━━━━━ Data for the task ━━━━━

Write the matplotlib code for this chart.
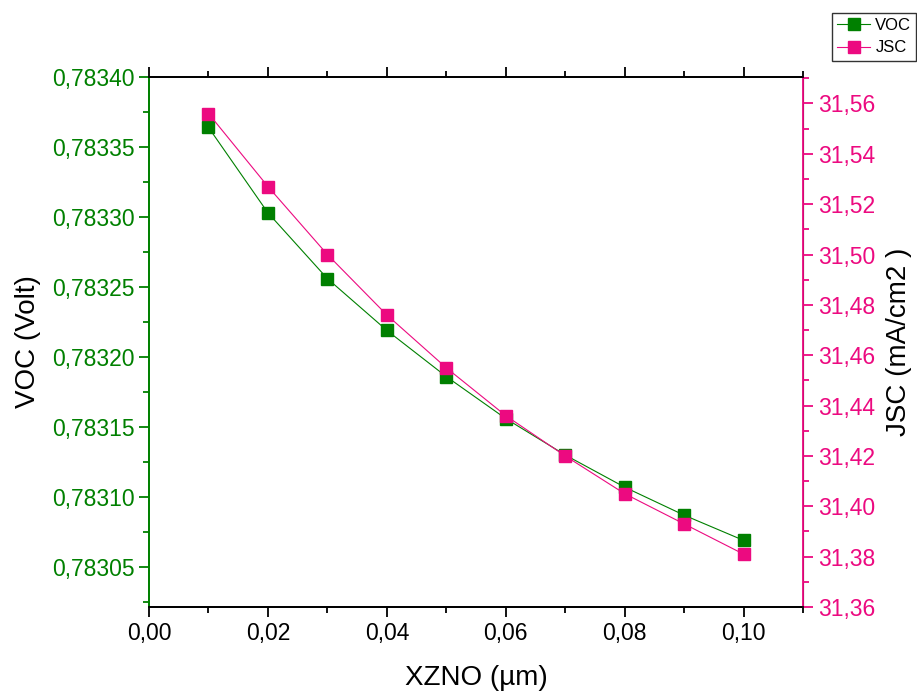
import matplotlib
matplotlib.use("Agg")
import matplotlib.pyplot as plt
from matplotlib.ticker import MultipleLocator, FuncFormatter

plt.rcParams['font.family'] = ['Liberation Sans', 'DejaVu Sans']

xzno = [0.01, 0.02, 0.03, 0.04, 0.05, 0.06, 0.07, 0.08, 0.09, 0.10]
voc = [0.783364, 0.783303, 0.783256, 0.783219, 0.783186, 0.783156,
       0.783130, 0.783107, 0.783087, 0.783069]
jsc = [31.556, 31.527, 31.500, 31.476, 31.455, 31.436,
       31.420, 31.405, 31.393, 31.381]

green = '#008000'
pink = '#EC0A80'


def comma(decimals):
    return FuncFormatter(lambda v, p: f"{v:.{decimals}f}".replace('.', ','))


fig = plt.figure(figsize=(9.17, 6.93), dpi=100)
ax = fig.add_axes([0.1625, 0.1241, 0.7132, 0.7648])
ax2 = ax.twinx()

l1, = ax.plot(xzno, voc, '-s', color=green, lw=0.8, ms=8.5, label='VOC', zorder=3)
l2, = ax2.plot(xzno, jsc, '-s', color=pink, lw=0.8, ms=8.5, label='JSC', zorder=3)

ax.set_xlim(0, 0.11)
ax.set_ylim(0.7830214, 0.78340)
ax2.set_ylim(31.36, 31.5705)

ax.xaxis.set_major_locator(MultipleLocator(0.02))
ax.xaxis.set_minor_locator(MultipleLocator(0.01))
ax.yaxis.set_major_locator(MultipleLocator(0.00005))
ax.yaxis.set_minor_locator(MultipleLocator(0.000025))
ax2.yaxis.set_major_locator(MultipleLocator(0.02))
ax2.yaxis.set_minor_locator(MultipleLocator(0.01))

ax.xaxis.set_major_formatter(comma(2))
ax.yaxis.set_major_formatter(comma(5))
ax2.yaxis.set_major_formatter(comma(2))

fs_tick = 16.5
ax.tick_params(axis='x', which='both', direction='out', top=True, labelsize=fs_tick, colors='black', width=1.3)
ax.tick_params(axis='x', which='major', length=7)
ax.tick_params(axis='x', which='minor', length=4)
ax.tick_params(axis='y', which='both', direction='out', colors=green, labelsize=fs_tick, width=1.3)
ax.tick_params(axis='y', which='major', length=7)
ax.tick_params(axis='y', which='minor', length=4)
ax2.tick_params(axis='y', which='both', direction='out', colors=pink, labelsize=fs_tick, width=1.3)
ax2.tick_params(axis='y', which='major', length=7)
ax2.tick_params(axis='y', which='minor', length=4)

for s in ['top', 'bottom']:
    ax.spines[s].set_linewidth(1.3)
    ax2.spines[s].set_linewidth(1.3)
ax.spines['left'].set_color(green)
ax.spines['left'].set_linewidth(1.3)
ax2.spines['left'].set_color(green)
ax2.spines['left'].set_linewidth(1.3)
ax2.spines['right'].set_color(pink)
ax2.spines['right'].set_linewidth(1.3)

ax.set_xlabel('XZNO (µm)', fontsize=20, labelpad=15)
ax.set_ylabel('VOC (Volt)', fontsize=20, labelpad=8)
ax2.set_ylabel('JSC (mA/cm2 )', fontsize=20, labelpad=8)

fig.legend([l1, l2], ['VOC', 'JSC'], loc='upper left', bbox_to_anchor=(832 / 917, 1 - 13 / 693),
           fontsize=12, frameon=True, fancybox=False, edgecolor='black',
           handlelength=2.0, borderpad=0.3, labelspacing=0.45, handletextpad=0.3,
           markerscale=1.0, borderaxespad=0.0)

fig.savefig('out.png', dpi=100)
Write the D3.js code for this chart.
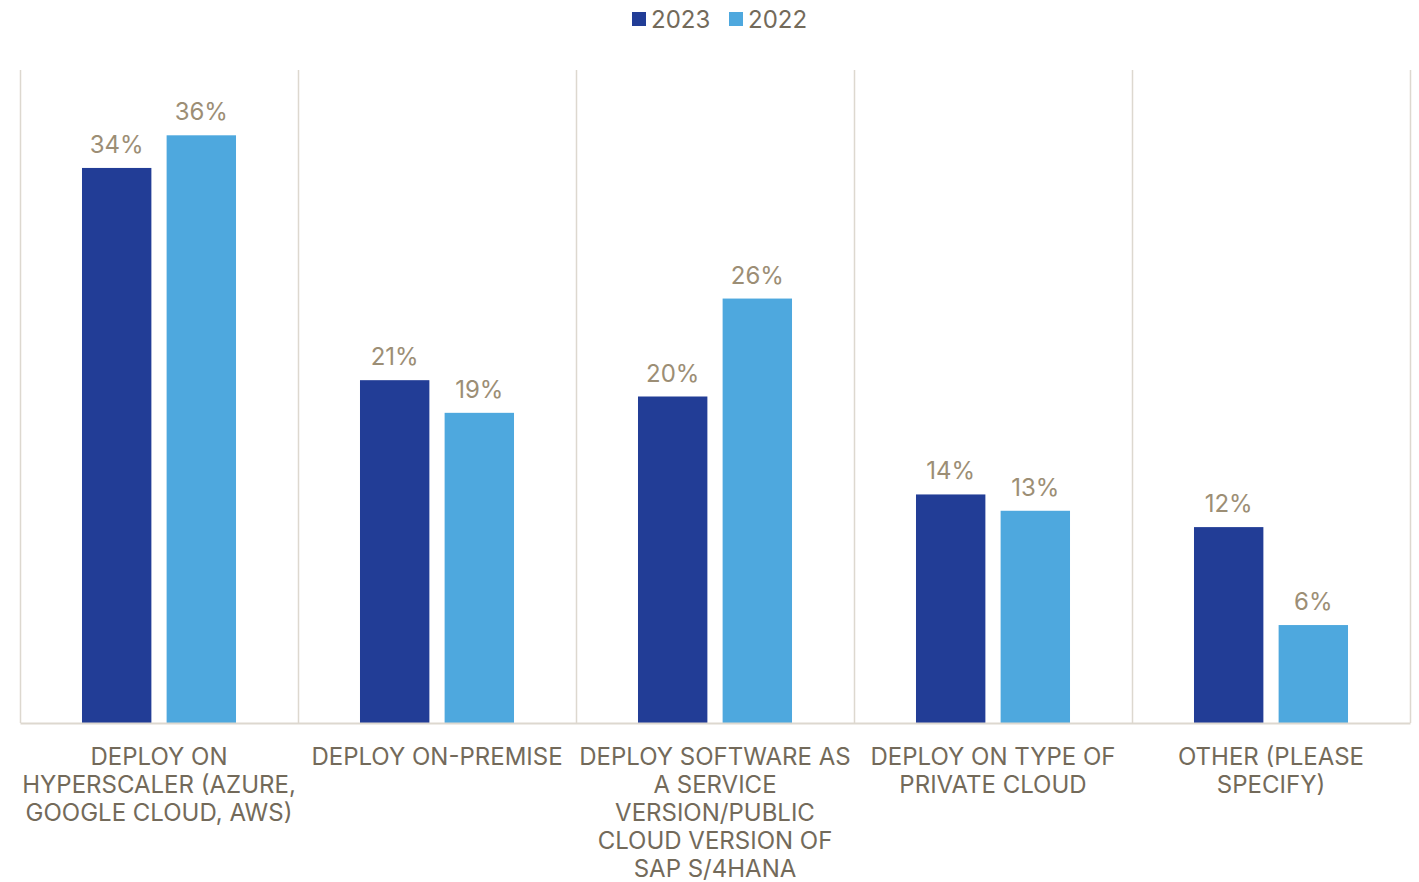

━━━━━

Work to complete ▸ Repeat the material above in full and unchanged, minus its images.

Finished answer ▸
Write the matplotlib code for this chart.
import matplotlib
matplotlib.use("Agg")
import matplotlib.pyplot as plt
from matplotlib.ticker import MultipleLocator, FuncFormatter

plt.rcParams['font.family'] = ['Liberation Sans', 'DejaVu Sans']

xzno = [0.01, 0.02, 0.03, 0.04, 0.05, 0.06, 0.07, 0.08, 0.09, 0.10]
voc = [0.783364, 0.783303, 0.783256, 0.783219, 0.783186, 0.783156,
       0.783130, 0.783107, 0.783087, 0.783069]
jsc = [31.556, 31.527, 31.500, 31.476, 31.455, 31.436,
       31.420, 31.405, 31.393, 31.381]

green = '#008000'
pink = '#EC0A80'


def comma(decimals):
    return FuncFormatter(lambda v, p: f"{v:.{decimals}f}".replace('.', ','))


fig = plt.figure(figsize=(9.17, 6.93), dpi=100)
ax = fig.add_axes([0.1625, 0.1241, 0.7132, 0.7648])
ax2 = ax.twinx()

l1, = ax.plot(xzno, voc, '-s', color=green, lw=0.8, ms=8.5, label='VOC', zorder=3)
l2, = ax2.plot(xzno, jsc, '-s', color=pink, lw=0.8, ms=8.5, label='JSC', zorder=3)

ax.set_xlim(0, 0.11)
ax.set_ylim(0.7830214, 0.78340)
ax2.set_ylim(31.36, 31.5705)

ax.xaxis.set_major_locator(MultipleLocator(0.02))
ax.xaxis.set_minor_locator(MultipleLocator(0.01))
ax.yaxis.set_major_locator(MultipleLocator(0.00005))
ax.yaxis.set_minor_locator(MultipleLocator(0.000025))
ax2.yaxis.set_major_locator(MultipleLocator(0.02))
ax2.yaxis.set_minor_locator(MultipleLocator(0.01))

ax.xaxis.set_major_formatter(comma(2))
ax.yaxis.set_major_formatter(comma(5))
ax2.yaxis.set_major_formatter(comma(2))

fs_tick = 16.5
ax.tick_params(axis='x', which='both', direction='out', top=True, labelsize=fs_tick, colors='black', width=1.3)
ax.tick_params(axis='x', which='major', length=7)
ax.tick_params(axis='x', which='minor', length=4)
ax.tick_params(axis='y', which='both', direction='out', colors=green, labelsize=fs_tick, width=1.3)
ax.tick_params(axis='y', which='major', length=7)
ax.tick_params(axis='y', which='minor', length=4)
ax2.tick_params(axis='y', which='both', direction='out', colors=pink, labelsize=fs_tick, width=1.3)
ax2.tick_params(axis='y', which='major', length=7)
ax2.tick_params(axis='y', which='minor', length=4)

for s in ['top', 'bottom']:
    ax.spines[s].set_linewidth(1.3)
    ax2.spines[s].set_linewidth(1.3)
ax.spines['left'].set_color(green)
ax.spines['left'].set_linewidth(1.3)
ax2.spines['left'].set_color(green)
ax2.spines['left'].set_linewidth(1.3)
ax2.spines['right'].set_color(pink)
ax2.spines['right'].set_linewidth(1.3)

ax.set_xlabel('XZNO (µm)', fontsize=20, labelpad=15)
ax.set_ylabel('VOC (Volt)', fontsize=20, labelpad=8)
ax2.set_ylabel('JSC (mA/cm2 )', fontsize=20, labelpad=8)

fig.legend([l1, l2], ['VOC', 'JSC'], loc='upper left', bbox_to_anchor=(832 / 917, 1 - 13 / 693),
           fontsize=12, frameon=True, fancybox=False, edgecolor='black',
           handlelength=2.0, borderpad=0.3, labelspacing=0.45, handletextpad=0.3,
           markerscale=1.0, borderaxespad=0.0)

fig.savefig('out.png', dpi=100)
Write the D3.js code for this chart.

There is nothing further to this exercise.